One way I might try to examine the issue of societal segregation in Maniac Magee would be through the two elements of neighborhoods and schools in the book.  We would examine the ways racism is shown in the towns, areas, streets and neighborhoods that Maniac runs through, especially “East” and “West” parts of Two Mills. We would look at the narrower glimpse into schools depicted in Maniac Magee. We would then try to imagine the schools the “East” kids attend, followed by imagining the schools  the “West” kids attend, with group creations of buildings, classes, teachers, curriculum, grading and sports, some created physically, some written out, some put together digitally, all stemming from clues in Maniac Magee. We would do the same for our imaginings of more positive, idealistic schools, for both the “East” and “West” schools. (These two extremes would point us towards utopian and dystopian YA fiction, to be explored at a later date.) Then we would discuss the differences between these imaginary schools, and vote on which we prefer; which we believe more realistic; how we might blend the two into both more idealistic, and more realistic models.

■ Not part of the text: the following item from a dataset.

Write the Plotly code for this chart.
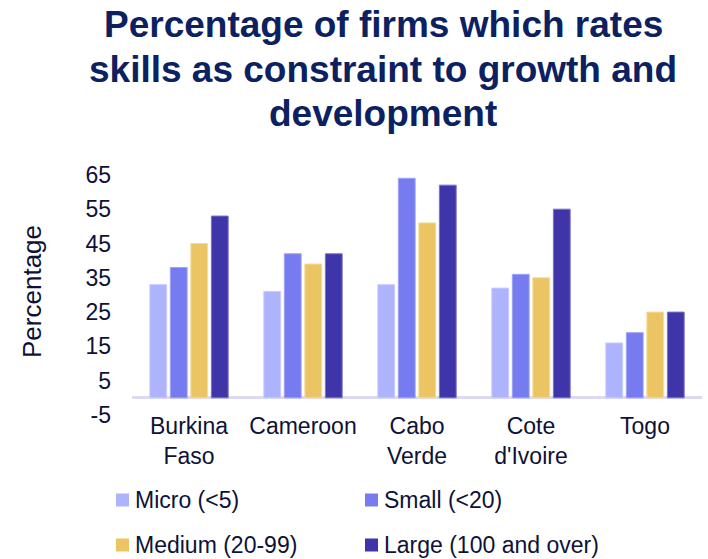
import plotly.graph_objects as go

# Countries on the category axis (line breaks as shown under the bars)
countries = ["Burkina<br>Faso", "Cameroon", "Cabo<br>Verde", "Cote<br>d'Ivoire", "Togo"]

# Share of firms (%) rating skills as a constraint, by firm size
micro = [33, 31, 33, 32, 16]
small = [38, 42, 64, 36, 19]
medium = [45, 39, 51, 35, 25]
large = [53, 42, 62, 55, 25]

series_names = ["Micro (<5)", "Small (<20)", "Medium (20-99)", "Large (100 and over)"]
series_values = [micro, small, medium, large]
series_colors = ["#AEB3FE", "#767CF0", "#EBC563", "#3F35A8"]
outline_colors = ["#C9CCFF", "#9EA2F5", "#F5DC9C", "#7C74C9"]

y_ticks = [-5, 5, 15, 25, 35, 45, 55, 65]
y_tick_text = [str(v) for v in y_ticks]

title_lines = [
    "Percentage of firms which rates",
    "skills as constraint to growth and",
    "development",
]

W, H = 708, 559
L, R, T, B = 132, 6, 168, 144
text_color = "#0E1236"
title_color = "#0B2161"
font_family = "Arial, Liberation Sans, sans-serif"

fig = go.Figure()
for name, vals, col, oc in zip(series_names, series_values, series_colors, outline_colors):
    fig.add_trace(go.Bar(
        x=countries, y=vals, name=name,
        marker=dict(color=col, line=dict(color=oc, width=1)),
        showlegend=False,
    ))

# Paper-coordinate helpers for hand-placed legend and title
pw, ph = W - L - R, H - T - B
def px_x(px):
    return (px - L) / pw
def px_y(py):
    return (H - B - py) / ph

# Title: three centred bold lines
for line, cy in zip(title_lines, [24, 69, 113]):
    fig.add_annotation(text="<b>%s</b>" % line, xref="paper", yref="paper",
                       x=px_x(383), y=px_y(cy), xanchor="center", yanchor="middle",
                       showarrow=False,
                       font=dict(size=37, color=title_color, family=font_family))

# Legend: two columns of colour squares with labels
legend_slots = [(116, 500), (365, 500), (116, 545), (365, 545)]
sq = 13
for (lx, ly), name, col in zip(legend_slots, series_names, series_colors):
    fig.add_shape(type="rect", xref="paper", yref="paper",
                  x0=px_x(lx), x1=px_x(lx + sq),
                  y0=px_y(ly + sq / 2), y1=px_y(ly - sq / 2),
                  fillcolor=col, line=dict(width=0))
    fig.add_annotation(text=name, xref="paper", yref="paper",
                       x=px_x(lx + sq + 4), y=px_y(ly), xanchor="left", yanchor="middle",
                       showarrow=False, font=dict(size=23, color=text_color, family=font_family))

fig.update_layout(
    width=W, height=H,
    margin=dict(l=L, r=R, t=T, b=B),
    paper_bgcolor="white", plot_bgcolor="white",
    barmode="group", bargap=0.28, bargroupgap=0.18,
    font=dict(family=font_family, color=text_color, size=22),
    xaxis=dict(showline=False, ticks="", ticklabelstandoff=-5,
               tickfont=dict(size=23, color=text_color)),
    yaxis=dict(
        range=[-5, 67], tickvals=y_ticks, ticktext=y_tick_text,
        showgrid=False, showline=False,
        zeroline=True, zerolinecolor="#DCDAF2", zerolinewidth=3,
        tickfont=dict(size=23, color=text_color), ticklabelstandoff=20,
        title=dict(text="Percentage", font=dict(size=26, color=text_color), standoff=36),
    ),
)

fig.write_html("out.html")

We would also explore people’s specific experiences with racism in their schools and neighborhoods, and ask the question: How could these deeper roots of racism be changed? How can individual actions change the systemic reinforcement of inequality and prejudice? These discussions and brainstormings might lead us into civics and self-government questions, leading us back to Maniac Magee by asking: Could Maniac have found any other places, maybe public places, to go with his loss, abuse and misery? Can society, while creating racial division an separation, also create places where young people, children and adolescents, can take themselves to be with each other, free of demands and expectations? What would this place look like?

While all this is deep work, students see all too well what doesn’t work, what hurts, what restricts, what is deadening themselves and others all around.  It is important to know that we can create alternatives, beginning in our minds, through collective investigation and exploration, as does Jeff Magee in Maniac Magee.